Wednesday, April 6, 2011

Worried About Inflation? Skip Europe and Stay Home This Summer

Over the course of two weeks in August 1967, TBBW (The Beautiful Brilliant Wife) and I visited the capitals or leading city in Greece, Italy, Austria, Switzerland, France, Belgium, Netherlands, and Denmark.  Our average daily expenditure was $22, which covered hotels (all en suite bathroom), meals, entertainment, and local travel (including to and from each airport).  The CPI Inflation Calculator puts the 2009 value of $22 at $141.31, an increase of 642%.  (Using 2009 data permits easy comparison with German Marks, French Francs, Swiss Francs, Austrian Schillings, Belgian Francs, and Danish Kroner, based on conversion values into Euros for eurozone countries from 1999).
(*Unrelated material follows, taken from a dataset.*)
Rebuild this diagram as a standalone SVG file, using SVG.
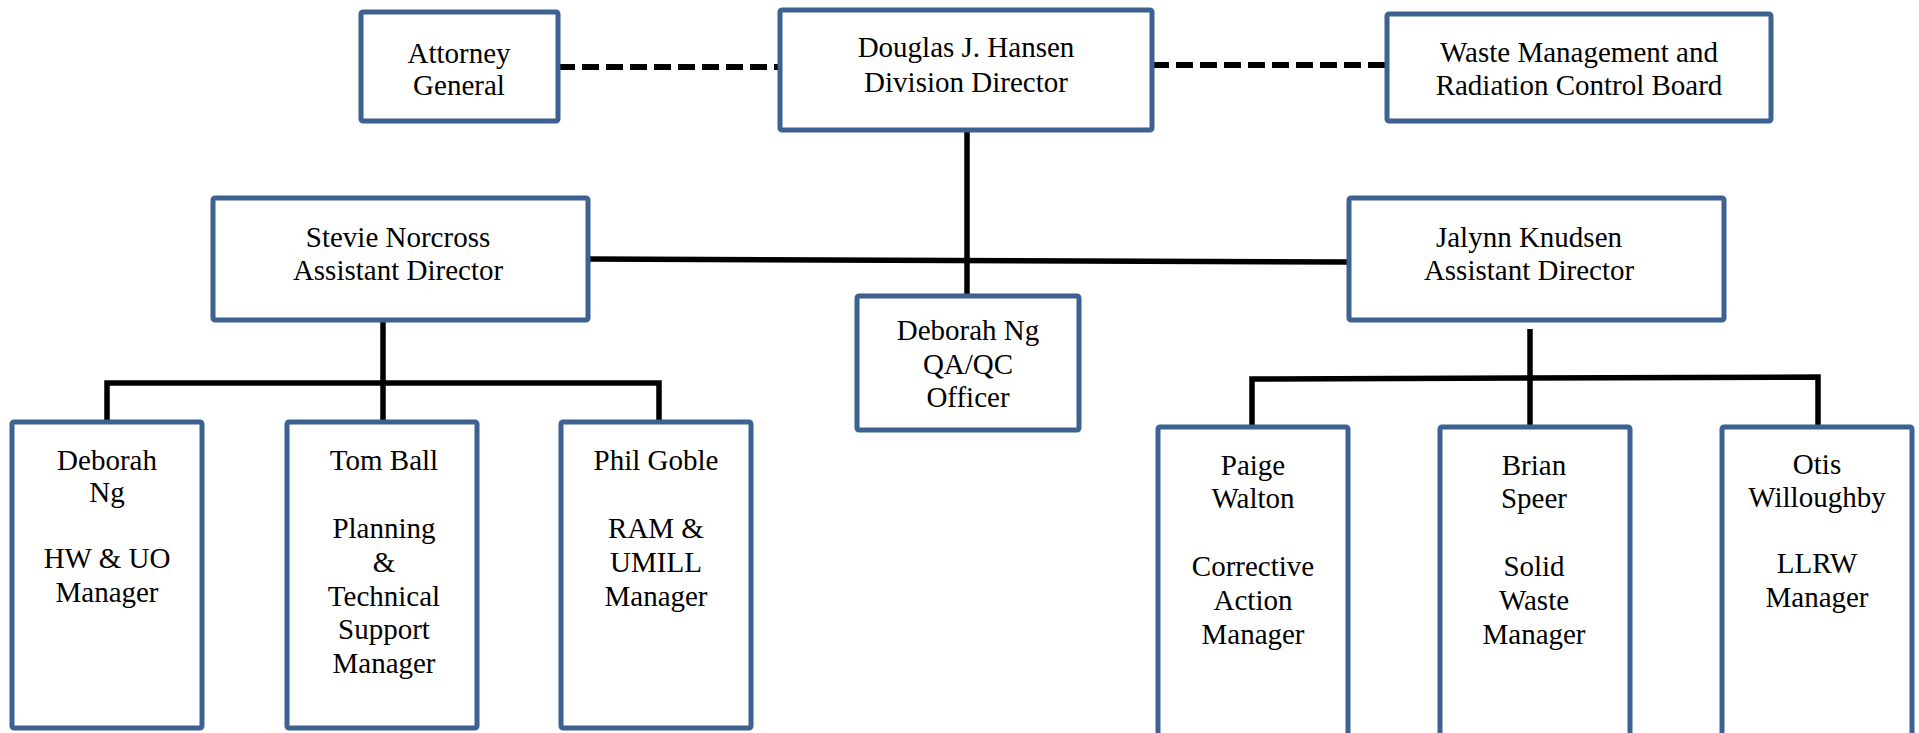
<svg xmlns="http://www.w3.org/2000/svg" width="1919" height="733" viewBox="0 0 1919 733">
<style>
.box{fill:#ffffff;stroke:#3d6190;stroke-width:5}
.t{font-family:'Times New Roman','Liberation Serif','DejaVu Serif','Noto Serif',serif;font-size:29px;fill:#000;text-anchor:middle}
.c{fill:none;stroke:#000;stroke-width:5.5}
.d{fill:none;stroke:#000;stroke-width:6;stroke-dasharray:17 7}
</style>
<rect width="1919" height="733" fill="#ffffff"/>
<g id="connectors">
<path class="d" d="M558 67 H780"/>
<path class="d" d="M1152 65 H1387"/>
<path class="c" d="M967 130 V296"/>
<path class="c" d="M588 259 L1349 262"/>
<path class="c" d="M383 320 V422"/>
<path class="c" d="M107 422 V383 H659 V422"/>
<path class="c" d="M1530 329 V427"/>
<path class="c" d="M1252 427 V379 L1818 377 V427"/>
</g>
<g id="nodes">
<g id="attorney"><rect class="box" x="361" y="12" width="197" height="109" rx="2"/>
<text class="t" x="459" y="63">Attorney</text><text class="t" x="459" y="95">General</text></g>
<g id="douglas"><rect class="box" x="780" y="10" width="372" height="120" rx="2"/>
<text class="t" x="966" y="57">Douglas J. Hansen</text><text class="t" x="966" y="92">Division Director</text></g>
<g id="waste"><rect class="box" x="1387" y="14" width="384" height="107" rx="2"/>
<text class="t" x="1579" y="62">Waste Management and</text><text class="t" x="1579" y="95">Radiation Control Board</text></g>
<g id="stevie"><rect class="box" x="213" y="198" width="375" height="122" rx="2"/>
<text class="t" x="398" y="247">Stevie Norcross</text><text class="t" x="398" y="280">Assistant Director</text></g>
<g id="jalynn"><rect class="box" x="1349" y="198" width="375" height="122" rx="2"/>
<text class="t" x="1529" y="247">Jalynn Knudsen</text><text class="t" x="1529" y="280">Assistant Director</text></g>
<g id="qa"><rect class="box" x="857" y="296" width="222" height="134" rx="2"/>
<text class="t" x="968" y="340">Deborah Ng</text><text class="t" x="968" y="374">QA/QC</text><text class="t" x="968" y="407">Officer</text></g>
<g id="deborah"><rect class="box" x="12" y="422" width="190" height="306" rx="2"/>
<text class="t" x="107" y="470">Deborah</text><text class="t" x="107" y="502">Ng</text><text class="t" x="107" y="568">HW &amp; UO</text><text class="t" x="107" y="602">Manager</text></g>
<g id="tom"><rect class="box" x="287" y="422" width="190" height="306" rx="2"/>
<text class="t" x="384" y="470">Tom Ball</text><text class="t" x="384" y="538">Planning</text><text class="t" x="384" y="572">&amp;</text><text class="t" x="384" y="606">Technical</text><text class="t" x="384" y="639">Support</text><text class="t" x="384" y="673">Manager</text></g>
<g id="phil"><rect class="box" x="561" y="422" width="190" height="306" rx="2"/>
<text class="t" x="656" y="470">Phil Goble</text><text class="t" x="656" y="538">RAM &amp;</text><text class="t" x="656" y="572">UMILL</text><text class="t" x="656" y="606">Manager</text></g>
<g id="paige"><rect class="box" x="1158" y="427" width="190" height="316" rx="2"/>
<text class="t" x="1253" y="475">Paige</text><text class="t" x="1253" y="508">Walton</text><text class="t" x="1253" y="576">Corrective</text><text class="t" x="1253" y="610">Action</text><text class="t" x="1253" y="644">Manager</text></g>
<g id="brian"><rect class="box" x="1440" y="427" width="190" height="316" rx="2"/>
<text class="t" x="1534" y="475">Brian</text><text class="t" x="1534" y="508">Speer</text><text class="t" x="1534" y="576">Solid</text><text class="t" x="1534" y="610">Waste</text><text class="t" x="1534" y="644">Manager</text></g>
<g id="otis"><rect class="box" x="1722" y="427" width="190" height="316" rx="2"/>
<text class="t" x="1817" y="474">Otis</text><text class="t" x="1817" y="507">Willoughby</text><text class="t" x="1817" y="573">LLRW</text><text class="t" x="1817" y="607">Manager</text></g>
</g>
</svg>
How far will $141.31 go in Europe this summer?  Not very far.  (European currencies have appreciated against the dollar in 2010 and early 2011, further reducing dollar purchasing power.)  Maybe dinner for two with house wine at a decent restaurant.  Slum accommodation.  Plan on lots of walking, public transportation, and search out free museums.

What happened to King Dollar?  Between 1967 and 2009, the German Mark (followed by equivalent euros) appreciated 65%, Swiss Franc 75%, Austrian Schilling 62%, Belgian Franc 42%, Danish Kroner 23%, and Norwegian Kroner 12% against the greenback.

The dollar doesn’t buy what it used to buy overseas, at least in places one might want to travel on vacation this summer.  So stock up on charcoal and spend days and nights watching the travel channel.  (Thanks to all Members of Congress and the Federal Reserve Board for encouraging us to stay home by debasing our money.)